# OBJECTIVE:
Retype each line exactly. Skip images.

# DATA SHOWN:
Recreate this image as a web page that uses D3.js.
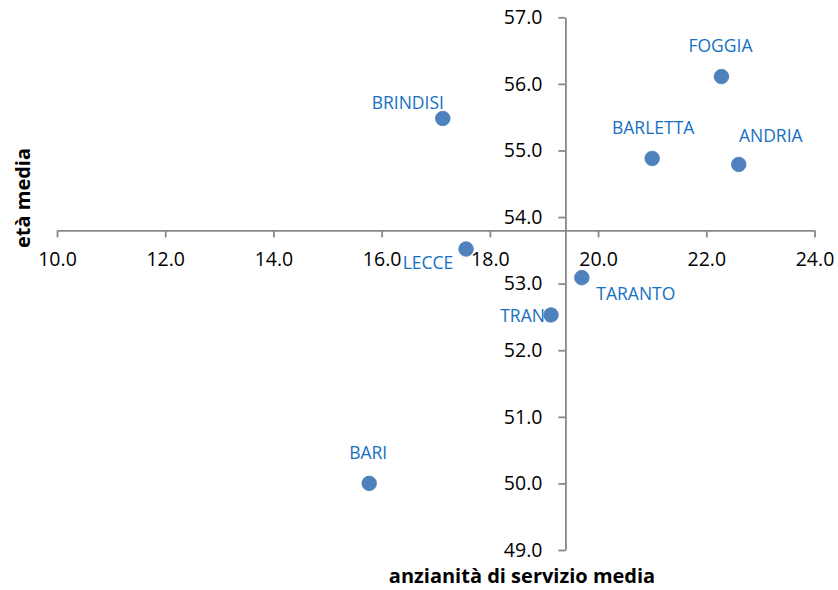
<!DOCTYPE html>
<html>
<head>
<meta charset="utf-8">
<script src="https://cdn.jsdelivr.net/npm/d3@7"></script>
<style>
  html, body { margin: 0; padding: 0; background: #fff; }
  svg { display: block; }
  text { font-family: "Open Sans", "Noto Sans", sans-serif; }
</style>
</head>
<body>
<svg id="chart" width="838" height="590"></svg>
<script>
// Provinces: average years of service (x) vs average age (y)
const cities   = ["BRINDISI", "FOGGIA", "BARLETTA", "ANDRIA", "LECCE", "TARANTO", "TRANI", "BARI"];
const seniority = [17.13, 22.28, 21.0, 22.6, 17.56, 19.7, 19.13, 15.77];
const age       = [55.48, 56.11, 54.88, 54.79, 53.52, 53.09, 52.53, 50.0];

const xTicks = [10, 12, 14, 16, 18, 20, 22, 24];
const yTicks = [49, 50, 51, 52, 53, 54, 55, 56, 57];

const xTitle = "anzianità di servizio media";
const yTitle = "età media";

// Label placement around each point (offset of the label's centre, px)
const labelPlacement = {
  BRINDISI: [-35, -16],
  FOGGIA:   [-1, -31],
  BARLETTA: [1, -30],
  ANDRIA:   [32, -28],
  LECCE:    [-38, 14],
  TARANTO:  [54, 16],
  TRANI:    [-26, 1],
  BARI:     [-1, -30]
};

const svg = d3.select("#chart");

const x = d3.scaleLinear().domain([10, 24]).range([57, 814.5]);
const y = d3.scaleLinear().domain([49, 57]).range([550, 17.3]);

// Axes cross at the mean of each variable
const xCross = d3.mean(seniority);
const yCross = d3.mean(age);

const axisColor = "#898989";
const fmt = d3.format(".1f");

const gx = svg.append("g")
  .attr("transform", `translate(0,${y(yCross)})`)
  .call(d3.axisBottom(x).tickValues(xTicks).tickFormat(fmt)
        .tickSize(7).tickSizeOuter(0).tickPadding(15));

const gy = svg.append("g")
  .attr("transform", `translate(${x(xCross)},0)`)
  .call(d3.axisLeft(y).tickValues(yTicks).tickFormat(fmt)
        .tickSize(7).tickSizeOuter(0).tickPadding(16));

[gx, gy].forEach(g => {
  g.select(".domain").attr("stroke", axisColor).attr("stroke-width", 1.8);
  g.selectAll(".tick line").attr("stroke", axisColor).attr("stroke-width", 1.8);
  g.selectAll(".tick text")
    .attr("fill", "#000")
    .style("font-family", "'Open Sans', sans-serif")
    .style("font-size", "19.5px");
});

const points = cities.map((c, i) => ({ name: c, sx: seniority[i], ay: age[i] }));

// Data labels (drawn beneath the markers)
svg.append("g").selectAll("text")
  .data(points)
  .join("text")
  .attr("x", d => x(d.sx) + labelPlacement[d.name][0])
  .attr("y", d => y(d.ay) + labelPlacement[d.name][1] + 6)
  .attr("text-anchor", "middle")
  .attr("fill", "#1570C2")
  .style("font-size", "17.5px")
  .text(d => d.name);

// Markers
svg.append("g").selectAll("circle")
  .data(points)
  .join("circle")
  .attr("cx", d => x(d.sx))
  .attr("cy", d => y(d.ay))
  .attr("r", 7.3)
  .attr("fill", "#4F81BD")
  .attr("stroke", "#4A7EBB")
  .attr("stroke-width", 0.8);

// Axis titles
svg.append("text")
  .attr("x", 522)
  .attr("y", 583)
  .attr("text-anchor", "middle")
  .style("font-size", "20px")
  .style("font-weight", "bold")
  .attr("fill", "#000")
  .text(xTitle);

svg.append("text")
  .attr("transform", "translate(30,198) rotate(-90)")
  .attr("text-anchor", "middle")
  .style("font-size", "20px")
  .style("font-weight", "bold")
  .attr("fill", "#000")
  .text(yTitle);
</script>
</body>
</html>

# TASK RESPONSE:
Recreate this image as a web page that uses D3.js.
<!DOCTYPE html>
<html>
<head>
<meta charset="utf-8">
<script src="https://cdn.jsdelivr.net/npm/d3@7"></script>
<style>
  html, body { margin: 0; padding: 0; background: #fff; }
  svg { display: block; }
  text { font-family: "Open Sans", "Noto Sans", sans-serif; }
</style>
</head>
<body>
<svg id="chart" width="838" height="590"></svg>
<script>
// Provinces: average years of service (x) vs average age (y)
const cities   = ["BRINDISI", "FOGGIA", "BARLETTA", "ANDRIA", "LECCE", "TARANTO", "TRANI", "BARI"];
const seniority = [17.13, 22.28, 21.0, 22.6, 17.56, 19.7, 19.13, 15.77];
const age       = [55.48, 56.11, 54.88, 54.79, 53.52, 53.09, 52.53, 50.0];

const xTicks = [10, 12, 14, 16, 18, 20, 22, 24];
const yTicks = [49, 50, 51, 52, 53, 54, 55, 56, 57];

const xTitle = "anzianità di servizio media";
const yTitle = "età media";

// Label placement around each point (offset of the label's centre, px)
const labelPlacement = {
  BRINDISI: [-35, -16],
  FOGGIA:   [-1, -31],
  BARLETTA: [1, -30],
  ANDRIA:   [32, -28],
  LECCE:    [-38, 14],
  TARANTO:  [54, 16],
  TRANI:    [-26, 1],
  BARI:     [-1, -30]
};

const svg = d3.select("#chart");

const x = d3.scaleLinear().domain([10, 24]).range([57, 814.5]);
const y = d3.scaleLinear().domain([49, 57]).range([550, 17.3]);

// Axes cross at the mean of each variable
const xCross = d3.mean(seniority);
const yCross = d3.mean(age);

const axisColor = "#898989";
const fmt = d3.format(".1f");

const gx = svg.append("g")
  .attr("transform", `translate(0,${y(yCross)})`)
  .call(d3.axisBottom(x).tickValues(xTicks).tickFormat(fmt)
        .tickSize(7).tickSizeOuter(0).tickPadding(15));

const gy = svg.append("g")
  .attr("transform", `translate(${x(xCross)},0)`)
  .call(d3.axisLeft(y).tickValues(yTicks).tickFormat(fmt)
        .tickSize(7).tickSizeOuter(0).tickPadding(16));

[gx, gy].forEach(g => {
  g.select(".domain").attr("stroke", axisColor).attr("stroke-width", 1.8);
  g.selectAll(".tick line").attr("stroke", axisColor).attr("stroke-width", 1.8);
  g.selectAll(".tick text")
    .attr("fill", "#000")
    .style("font-family", "'Open Sans', sans-serif")
    .style("font-size", "19.5px");
});

const points = cities.map((c, i) => ({ name: c, sx: seniority[i], ay: age[i] }));

// Data labels (drawn beneath the markers)
svg.append("g").selectAll("text")
  .data(points)
  .join("text")
  .attr("x", d => x(d.sx) + labelPlacement[d.name][0])
  .attr("y", d => y(d.ay) + labelPlacement[d.name][1] + 6)
  .attr("text-anchor", "middle")
  .attr("fill", "#1570C2")
  .style("font-size", "17.5px")
  .text(d => d.name);

// Markers
svg.append("g").selectAll("circle")
  .data(points)
  .join("circle")
  .attr("cx", d => x(d.sx))
  .attr("cy", d => y(d.ay))
  .attr("r", 7.3)
  .attr("fill", "#4F81BD")
  .attr("stroke", "#4A7EBB")
  .attr("stroke-width", 0.8);

// Axis titles
svg.append("text")
  .attr("x", 522)
  .attr("y", 583)
  .attr("text-anchor", "middle")
  .style("font-size", "20px")
  .style("font-weight", "bold")
  .attr("fill", "#000")
  .text(xTitle);

svg.append("text")
  .attr("transform", "translate(30,198) rotate(-90)")
  .attr("text-anchor", "middle")
  .style("font-size", "20px")
  .style("font-weight", "bold")
  .attr("fill", "#000")
  .text(yTitle);
</script>
</body>
</html>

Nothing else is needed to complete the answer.